The concessions don’t mean that Trump will back down on his central demand that Democrats fund a $5 billion wall on the border with Mexico, however.

Republican Sen. John Kennedy of Louisiana, who rode on Air Force One with Trump to a farm convention in New Orleans this week, said he believes the president remains “resolute” in his desire for a border wall.

“I can’t imagine that he will reach any sort of agreement that doesn’t include a border wall,” he said.

But if Trump’s strategic goal remains the same, his tactical approach of softening the blow of the shutdown contrasts with how past presidents have responded to these kinds of impasses.

Facing a shutdown in 2013 that Republicans had launched in hopes of blocking the implementation of the Affordable Care Act, President Barack Obama erected barricades around popular monuments and memorials on the National Mall and closed national parks, in part to highlight the shutdown. Trump, meantime, has kept national parks open, leading volunteers to scrub toilets and collect trash.

As the shutdown has dragged on, the Trump Administration has made a number of other changes designed to ease the effects of the shutdown:

• The Treasury Department brought hundreds of furloughed Internal Revenue Service employees back to work to help process a key form that lenders need to grant home loans, after an intense lobbying push by the mortgage industry.

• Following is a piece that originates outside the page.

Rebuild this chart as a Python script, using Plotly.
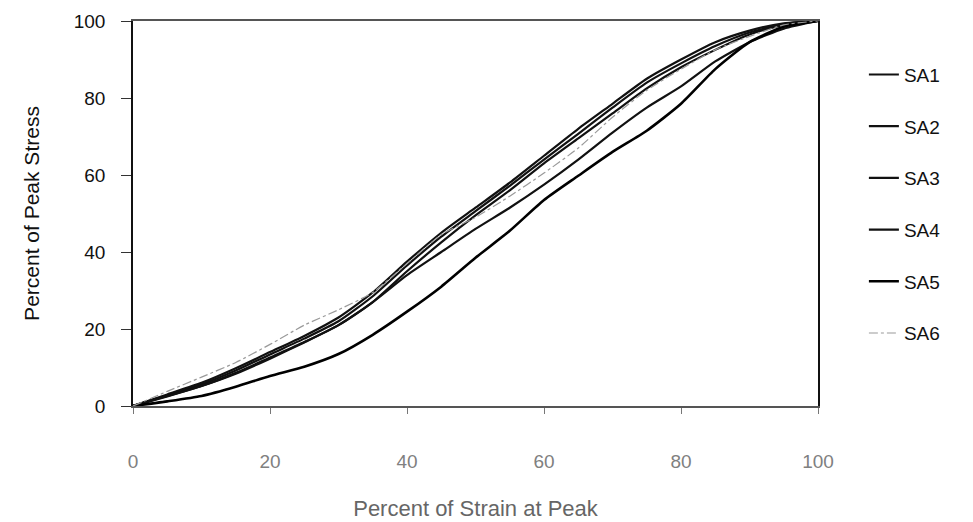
import plotly.graph_objects as go

strain = [0, 5, 10, 15, 20, 25, 30, 35, 40, 45, 50, 55, 60, 65, 70, 75, 80, 85, 90, 95, 100]

sa1 = [0, 2.8, 5.6, 9.2, 13.4, 17.5, 22.0, 28.5, 36.5, 44.0, 50.6, 57.2, 64.0, 70.7, 77.5, 84.0, 89.0, 93.5, 97.0, 99.2, 100]
sa2 = [0, 3.0, 6.0, 9.8, 14.0, 18.2, 23.0, 29.5, 37.5, 45.0, 51.5, 58.0, 65.0, 72.0, 78.5, 85.0, 90.0, 94.5, 97.5, 99.4, 100]
sa3 = [0, 2.6, 5.2, 8.6, 12.6, 16.6, 21.0, 27.0, 35.0, 42.5, 49.5, 56.0, 63.0, 69.5, 76.0, 82.5, 88.0, 92.5, 96.5, 99.0, 100]
sa4 = [0, 2.5, 5.2, 8.4, 12.3, 16.5, 21.0, 27.0, 34.0, 40.0, 46.0, 51.5, 57.5, 64.0, 71.0, 77.5, 83.0, 89.5, 94.5, 98.0, 100]
sa5 = [0, 1.2, 2.6, 5.0, 7.8, 10.2, 13.5, 18.5, 24.5, 31.0, 38.5, 45.5, 53.5, 59.8, 66.0, 71.5, 78.5, 87.5, 94.5, 98.5, 100]
sa6 = [0, 3.8, 7.5, 11.3, 16.0, 21.0, 25.0, 29.5, 37.0, 44.5, 49.0, 54.5, 60.5, 67.0, 75.0, 82.0, 87.5, 92.5, 96.0, 99.0, 100]

names = ["SA1", "SA2", "SA3", "SA4", "SA5", "SA6"]
series = [sa1, sa2, sa3, sa4, sa5, sa6]
colors = ["#111111", "#111111", "#111111", "#111111", "#000000", "#9a9a9a"]
widths = [2.2, 2.2, 2.2, 2.2, 2.6, 1.2]
dashes = ["solid", "solid", "solid", "solid", "solid", "dashdot"]

fig = go.Figure()
for n, s, c, w, d in zip(names, series, colors, widths, dashes):
    fig.add_trace(go.Scatter(
        x=strain, y=s, name=n, mode="lines", legendgroup=n,
        line=dict(color=c, width=w, dash=d, shape="spline", smoothing=0.6),
    ))

font = "Liberation Sans, Arial, sans-serif"
fig.update_layout(
    width=973, height=522,
    margin=dict(l=133, r=155, t=21, b=116),
    paper_bgcolor="white", plot_bgcolor="white",
    font=dict(family=font, size=19, color="#111111"),
    showlegend=True,
    legend=dict(
        x=1.067, y=0.91, xanchor="left", yanchor="top",
        font=dict(size=19, color="#111111"),
        tracegroupgap=24, bgcolor="rgba(0,0,0,0)",
    ),
    xaxis=dict(
        range=[0, 100], tickvals=[0, 20, 40, 60, 80, 100],
        automargin=False,
        showgrid=False, zeroline=False,
        showline=True, linecolor="#555555", linewidth=1.5, mirror=True,
        ticks="outside", ticklen=6, tickcolor="#777777",
        ticklabelstandoff=31,
        tickfont=dict(size=19, color="#808080"),
        title=dict(text="Percent of Strain at Peak", standoff=30,
                   font=dict(size=22, color="#666666")),
    ),
    yaxis=dict(
        range=[0, 100], tickvals=[0, 20, 40, 60, 80, 100],
        automargin=False,
        showgrid=False, zeroline=False,
        showline=True, linecolor="#111111", linewidth=1.5, mirror=True,
        ticks="outside", ticklen=10, tickcolor="#333333",
        ticklabelstandoff=12,
        tickfont=dict(size=19, color="#111111"),
        title=dict(text="Percent of Peak Stress", standoff=28,
                   font=dict(size=21, color="#111111")),
    ),
)

fig.write_html("out.html")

• The Department also announced it would bring back about 46,000 furloughed IRS employees—roughly half the agency—to work without pay, processing tax returns in order to ensure refunds go out promptly.

• The U.S. Fish and Wildlife Service brought back dozens of furloughed staffers at 38 wildlife refuges using leftover money from a previous budget year so that hunters could use the public lands.

• The U.S. Department of Agriculture is using a loophole in the law to continue providing food stamps for millions of Americans through February after initially saying they would run out at the end of January.

• The Agriculture Department announced that it is temporarily bringing back about 2,500 Farm Service Agency employees to process existing loans and provide tax documents for farmers.

• The Department of Interior is using leftover funds to bring back furloughed employees to work on sales of government land for oil and gas drilling in the Gulf of Mexico.

• The Federal Aviation Administration said it will bring back 1,700 furloughed inspectors and engineers to “perform duties to ensure continuous operational safety of the entire national airspace.”

• Trump is expected to sign a bill that would require 800,000 government workers who were either furloughed or working without pay to receive their wages retroactively after the shutdown ends.

The moves run counter to a lot of the comments coming from the White House, with Trump even arguing at one point that “most of the people not getting paid are Democrats.”

In an article in the conservative Daily Caller, an anonymous Administration staffer argued that the shutdown was actually good because it was weeding out poor-performing federal workers.

“We do not want most employees to return, because we are working better without them,” the staffer said.

That sentiment notwithstanding, the Trump Administration’s decisions to soften the impact of the shutdown indicate they don’t believe that it’s a political winner for the president.